Поставили стол, образа, чашу с водой, зажгли свечи и начали молебствовать. Городок крошечный, никогда такого зрелища не видавший, весь сбежался на площадь. Желая как можно ближе поглядеть, что такое здесь будут делать над чашей, — некоторые немцы подошли к самому столу, а большая часть стала у дверей своих домов. Иные же разместились на прилавочках и, думая, что тут они дома, — вели себя по-домашнему.

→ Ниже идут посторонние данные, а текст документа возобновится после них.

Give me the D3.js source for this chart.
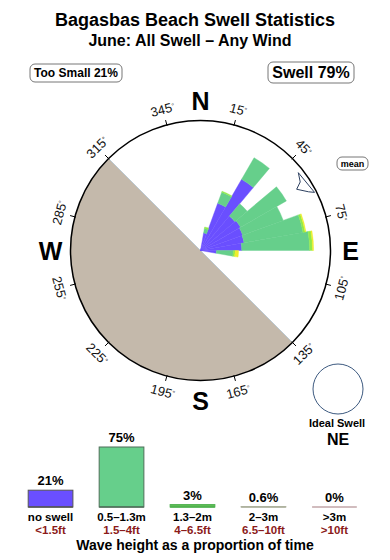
<!DOCTYPE html>
<html>
<head>
<meta charset="utf-8">
<script src="https://cdnjs.cloudflare.com/ajax/libs/d3/7.8.5/d3.min.js"></script>
<style>
body{margin:0;background:#fff;}
svg{display:block;font-family:'Liberation Sans',Arial,sans-serif;}
</style>
</head>
<body>
<div class="chartWrap"></div>
<script>
var width = 390,
  height = 560,
  cx = 200.5,
  cy = 250.5,
  radius = 130,
  binWidth = 10;

// swell rose: bin centres (deg) and % of time per wave height class
var directions = [15, 25, 35, 45, 55, 65, 75, 85, 95];
var noSwell   = [0.5, 4.0, 10.7, 3.2, 3.4, 3.2, 3.1, 2.7, 0.4];
var waveSmall = [0.3, 2.1, 7.5, 2.7, 12.2, 9.1, 14.1, 16.2, 1.3];
var waveMid   = [0.1, 0.2, 0, 0, 0, 0, 0.7, 1.0, 0.2];
var waveBig   = [0, 0, 0, 0, 0, 0, 0.3, 0.4, 0.4];
var waveHuge  = [0, 0, 0, 0, 0, 0, 0, 0, 0];

var tickAngles = [15, 45, 75, 105, 135, 165, 195, 225, 255, 285, 315, 345];
var cardinals = ['N', 'E', 'S', 'W'];
var cardinalAngles = [0, 90, 180, 270];
var landFrom = 135, landTo = 315;
var meanDirection = 57;
var idealSwell = 'NE';

// wave height bars
var heightClasses = ['no swell', '0.5\u20131.3m', '1.3\u20132m', '2\u20133m', '>3m'];
var heightFeet = ['<1.5ft', '1.5\u20134ft', '4\u20136.5ft', '6.5\u201310ft', '>10ft'];
var heightShare = [21, 75, 3, 0.6, 0];
var shareLabels = ['21%', '75%', '3%', '0.6%', '0%'];

var classKeys = ['noSwell', 'small', 'mid', 'big', 'huge'],
  roseColors = ['#6a4fff', '#66cf8b', '#8fea4a', '#eeee2a', '#ee6644'],
  barFill = ['#6a4fff', '#66cf8b', '#5fbf55', '#d4d8c0', '#d8b8b8'],
  barStroke = ['#555', '#4f6f5a', '#4fb04f', '#aeb29e', '#c2a6a8'];

var rad = function(deg){ return deg * Math.PI / 180; };

var svg = d3.select('.chartWrap')
  .append('svg')
  .attr('width', width)
  .attr('height', height);

//titles
svg.append('text')
  .attr('x', 195).attr('y', 26)
  .attr('text-anchor', 'middle')
  .style('font-size', '18px').style('font-weight', 'bold')
  .text('Bagasbas Beach Swell Statistics');
svg.append('text')
  .attr('x', 190).attr('y', 46)
  .attr('text-anchor', 'middle')
  .style('font-size', '16px').style('font-weight', 'bold')
  .text('June: All Swell \u2013 Any Wind');

//summary boxes
var boxes = [
  {text: 'Too Small ' + shareLabels[0], x: 30, y: 64, w: 92, h: 18, size: 12},
  {text: 'Swell ' + (100 - heightShare[0]) + '%', x: 268, y: 62, w: 86, h: 21, size: 16},
  {text: 'mean', x: 337, y: 157, w: 31, h: 13, size: 9}
];
var box = svg.selectAll('.box').data(boxes).enter().append('g').attr('class', 'box');
box.append('rect')
  .attr('x', function(d){ return d.x; })
  .attr('y', function(d){ return d.y; })
  .attr('width', function(d){ return d.w; })
  .attr('height', function(d){ return d.h; })
  .attr('rx', 5).attr('ry', 5)
  .style('fill', '#fff').style('stroke', '#777').style('stroke-width', 1);
box.append('text')
  .attr('x', function(d){ return d.x + d.w / 2; })
  .attr('y', function(d){ return d.y + d.h / 2; })
  .attr('dy', '0.36em')
  .attr('text-anchor', 'middle')
  .style('font-size', function(d){ return d.size + 'px'; })
  .style('font-weight', 'bold')
  .text(function(d){ return d.text; });

var rose = svg.append('g').attr('transform', 'translate(' + cx + ',' + cy + ')');

//land half
rose.append('path')
  .attr('d', d3.arc()({innerRadius: 0, outerRadius: radius, startAngle: rad(landFrom), endAngle: rad(landTo)}))
  .style('fill', '#c4b9ab');
var l0 = d3.pointRadial(rad(landFrom), radius), l1 = d3.pointRadial(rad(landTo), radius);
rose.append('line')
  .attr('x1', l0[0]).attr('y1', l0[1]).attr('x2', l1[0]).attr('y2', l1[1])
  .style('stroke', '#bccad3').style('stroke-width', 1);

//rose wedges
var table = directions.map(function(d, i){
  return {dir: d, noSwell: noSwell[i], small: waveSmall[i], mid: waveMid[i], big: waveBig[i], huge: waveHuge[i]};
});
var stacked = d3.stack().keys(classKeys)(table);
var r = d3.scaleSqrt().domain([0, 26.8]).range([0, radius]);
var arc = d3.arc();

rose.selectAll('.layer')
  .data(stacked)
  .enter().append('g')
    .attr('class', 'layer')
    .style('fill', function(d, i){ return roseColors[i]; })
    .style('stroke', function(d, i){ return roseColors[i]; })
    .style('stroke-width', 0.4)
  .selectAll('path')
  .data(function(d){ return d.filter(function(p){ return p[1] > p[0]; }); })
  .enter().append('path')
    .attr('d', function(p){
      return arc({
        innerRadius: r(p[0]),
        outerRadius: r(p[1]),
        startAngle: rad(p.data.dir - binWidth / 2),
        endAngle: rad(p.data.dir + binWidth / 2)
      });
    });

//outer ring and ticks
rose.append('circle')
  .attr('r', radius)
  .style('fill', 'none').style('stroke', '#000').style('stroke-width', 1.5);

rose.selectAll('.tick')
  .data(tickAngles)
  .enter().append('line')
    .attr('class', 'tick')
    .attr('x1', function(d){ return d3.pointRadial(rad(d), radius - 1)[0]; })
    .attr('y1', function(d){ return d3.pointRadial(rad(d), radius - 1)[1]; })
    .attr('x2', function(d){ return d3.pointRadial(rad(d), radius + 5)[0]; })
    .attr('y2', function(d){ return d3.pointRadial(rad(d), radius + 5)[1]; })
    .style('stroke', '#000').style('stroke-width', 1);

var deg = rose.selectAll('.degLabel')
  .data(tickAngles)
  .enter().append('text')
    .attr('class', 'degLabel')
    .attr('transform', function(d){
      var p = d3.pointRadial(rad(d), 146),
        rot = d <= 90 ? d : (d < 270 ? d - 180 : d - 360);
      return 'translate(' + p[0] + ',' + p[1] + ') rotate(' + rot + ')';
    })
    .attr('text-anchor', 'middle')
    .attr('dy', '0.35em')
    .style('font-size', '13px')
    .style('fill', '#111');
deg.append('tspan').text(function(d){ return d; });
deg.append('tspan').attr('dy', '-0.45em').style('font-size', '7px').text('\u00b0');

rose.selectAll('.cardinal')
  .data(cardinals)
  .enter().append('text')
    .attr('class', 'cardinal')
    .attr('x', function(d, i){ return d3.pointRadial(rad(cardinalAngles[i]), 150)[0]; })
    .attr('y', function(d, i){ return d3.pointRadial(rad(cardinalAngles[i]), 150)[1]; })
    .attr('dy', '0.36em')
    .attr('text-anchor', 'middle')
    .style('font-size', '25px')
    .style('font-weight', 'bold')
    .text(function(d){ return d; });

//mean direction marker
var meanShape = [[-5.5, 125], [6, 128], [4.5, 123], [0.5, 114], [-1.5, 121]];
rose.append('path')
  .attr('d', d3.line()(meanShape.map(function(p){ return d3.pointRadial(rad(meanDirection + p[0]), p[1]); })) + 'Z')
  .style('fill', '#fff').style('stroke', '#2d4060').style('stroke-width', 1);

//ideal swell
svg.append('circle')
  .attr('cx', 338).attr('cy', 389).attr('r', 25)
  .style('fill', '#fff').style('stroke', '#3d5a80').style('stroke-width', 1);
svg.append('text')
  .attr('x', 337).attr('y', 427).attr('text-anchor', 'middle')
  .style('font-size', '11px').style('font-weight', 'bold')
  .text('Ideal Swell');
svg.append('text')
  .attr('x', 338).attr('y', 445).attr('text-anchor', 'middle')
  .style('font-size', '16px').style('font-weight', 'bold')
  .text(idealSwell);

//wave height bars
var x = d3.scaleBand()
  .domain(heightClasses)
  .range([14, 371])
  .paddingInner(0.37)
  .paddingOuter(0.2);
var y = d3.scaleLinear().domain([0, 100]).range([507, 427]);

var bar = svg.selectAll('.bar')
  .data(heightClasses)
  .enter().append('g')
    .attr('class', 'bar');

bar.append('rect')
  .attr('x', function(d){ return x(d); })
  .attr('y', function(d, i){ return y(heightShare[i]); })
  .attr('width', x.bandwidth())
  .attr('height', function(d, i){ return y(0) - y(heightShare[i]); })
  .style('fill', function(d, i){ return barFill[i]; })
  .style('stroke', function(d, i){ return barStroke[i]; })
  .style('stroke-width', 1);

//base line so empty classes still show
bar.append('line')
  .attr('x1', function(d){ return x(d); })
  .attr('x2', function(d){ return x(d) + x.bandwidth(); })
  .attr('y1', y(0)).attr('y2', y(0))
  .style('stroke', function(d, i){ return barStroke[i]; })
  .style('stroke-width', 1.5);

bar.append('text')
  .attr('x', function(d){ return x(d) + x.bandwidth() / 2; })
  .attr('y', function(d, i){ return y(heightShare[i]) - 5; })
  .attr('text-anchor', 'middle')
  .style('font-size', '13px').style('font-weight', 'bold')
  .text(function(d, i){ return shareLabels[i]; });

bar.append('text')
  .attr('x', function(d){ return x(d) + x.bandwidth() / 2; })
  .attr('y', 521)
  .attr('text-anchor', 'middle')
  .style('font-size', '11.5px').style('font-weight', 'bold')
  .text(function(d){ return d; });

bar.append('text')
  .attr('x', function(d){ return x(d) + x.bandwidth() / 2; })
  .attr('y', 533.5)
  .attr('text-anchor', 'middle')
  .style('font-size', '11.5px').style('font-weight', 'bold')
  .style('fill', '#8b1a1a')
  .text(function(d, i){ return heightFeet[i]; });

svg.append('text')
  .attr('x', 195).attr('y', 550)
  .attr('text-anchor', 'middle')
  .style('font-size', '14px').style('font-weight', 'bold')
  .text('Wave height as a proportion of time');
</script>
</body>
</html>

Все они были с покрытыми головами, т.е. в шапках, а некоторые даже курили свои вонючие немецкие сигары. Это не могло скрыться ни от кого из присутствующих, а священнику Иконникову и начальнику парада, майору Вертинскому, даже показалось, как будто немцы своим присутствием в шапках и с дымящимися сигарами там, где русские стоят и молятся, обнажив головы, — нарочно стараются выказать свое неуважение к русским религиозным обычаям. Нет ничего невероятного, что это, действительно, так и было. Майор сделал попытку внушить иноверным зрителям почтение к русскому священнодействию, и велел одного из грубо ему отвечавших немцев взять под арест. С этого началась история: другие немцы вступились за арестованного и, в пылу объяснений, наговорили майору дерзостей. Мало того, пока шел спор, другие немцы приблизились к горевшим церковным свечам и стали закуривать от их огня свои погасшие сигары...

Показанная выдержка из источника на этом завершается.